Massachusetts v. Environmental Protection Agency — Quick Summary

Massachusetts v. Environmental Protection Agency

Massachusetts v. Environmental Protection Agency, 549 U.S. 497 (2007)

In Brief

Massachusetts v. EPA is a landmark Supreme Court decision that reshaped federal environmental regulation by recognizing greenhouse gases as pollutants subject to the Clean Air Act.

Key Issue

1) Do petitioners, including the Commonwealth of Massachusetts, have Article III standing to challenge EPA's denial of the rulemaking petition? 2) Does the Clean Air Act authorize EPA to regulate greenhouse gases from new motor vehicles? 3) Did EPA lawfully decline to regulate based on policy considerations and scientific uncertainty unrelated to the statutory endangerment inquiry?

The Rule

Article III standing requires a concrete and particularized injury that is fairly traceable to the challenged conduct and likely to be redressed by a favorable decision; states receive special solicitude where Congress has afforded a procedural right to challenge agency action or inaction. Under CAA § 202(a)(1), EPA must regulate emissions of any air pollutant from new motor vehicles that, in its judgment, cause or contribute to air pollution which may reasonably be anticipated to endanger public health or welfare. The definitions of air pollutant and welfare are broad and encompass greenhouse gases and climate effects.
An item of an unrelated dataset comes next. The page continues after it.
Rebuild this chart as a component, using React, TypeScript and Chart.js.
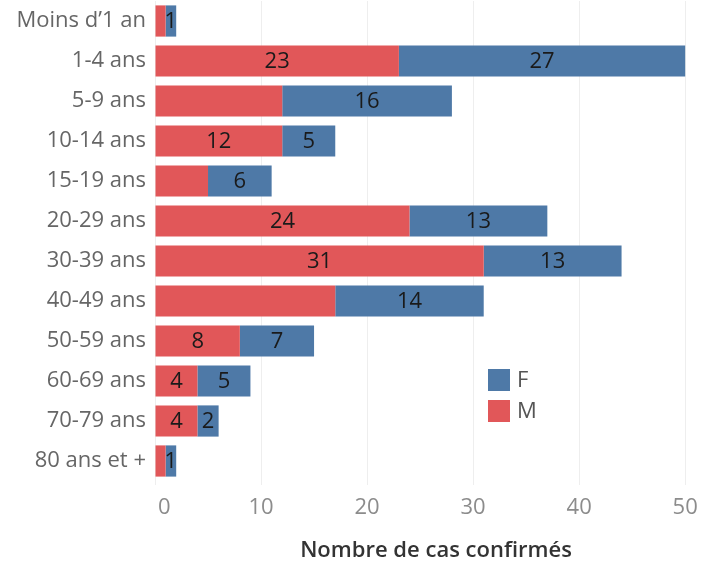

An agency's denial of a rulemaking petition is reviewable under the Administrative Procedure Act and must be grounded in the statute; an agency may not rely on extraneous policy preferences to avoid making the judgment Congress required, and its decision must not be arbitrary and capricious, 5 U.S.C. § 706(2)(A).

Bottom Line

Yes, Massachusetts and other petitioners have standing to challenge EPA's denial. Yes, the Clean Air Act authorizes EPA to regulate greenhouse gases as air pollutants under § 202(a)(1). EPA's denial of the petition was unlawful because it rested on reasons not permitted by the statute; EPA must either make an endangerment finding or explain, based on the scientific record, why it cannot make such a judgment. The Court reversed and remanded.

Why It Matters

Massachusetts v. EPA is the foundation of federal climate regulation. It confirmed that greenhouse gases are pollutants under the CAA, required EPA to evaluate endangerment based on science, and spurred the 2009 endangerment finding and subsequent motor-vehicle greenhouse gas standards. The decision also reshaped standing doctrine by recognizing states' special solicitude and the sufficiency of incremental, risk-reducing relief. For administrative law, it underscores that agencies must adhere to statutory directives and cannot invoke broad policy or uncertainty to avoid making required judgments. The case has influenced later climate and administrative decisions, including American Electric Power v. Connecticut (displacement of federal common law by the CAA) and Utility Air Regulatory Group v. EPA (limits on permitting for greenhouse gases).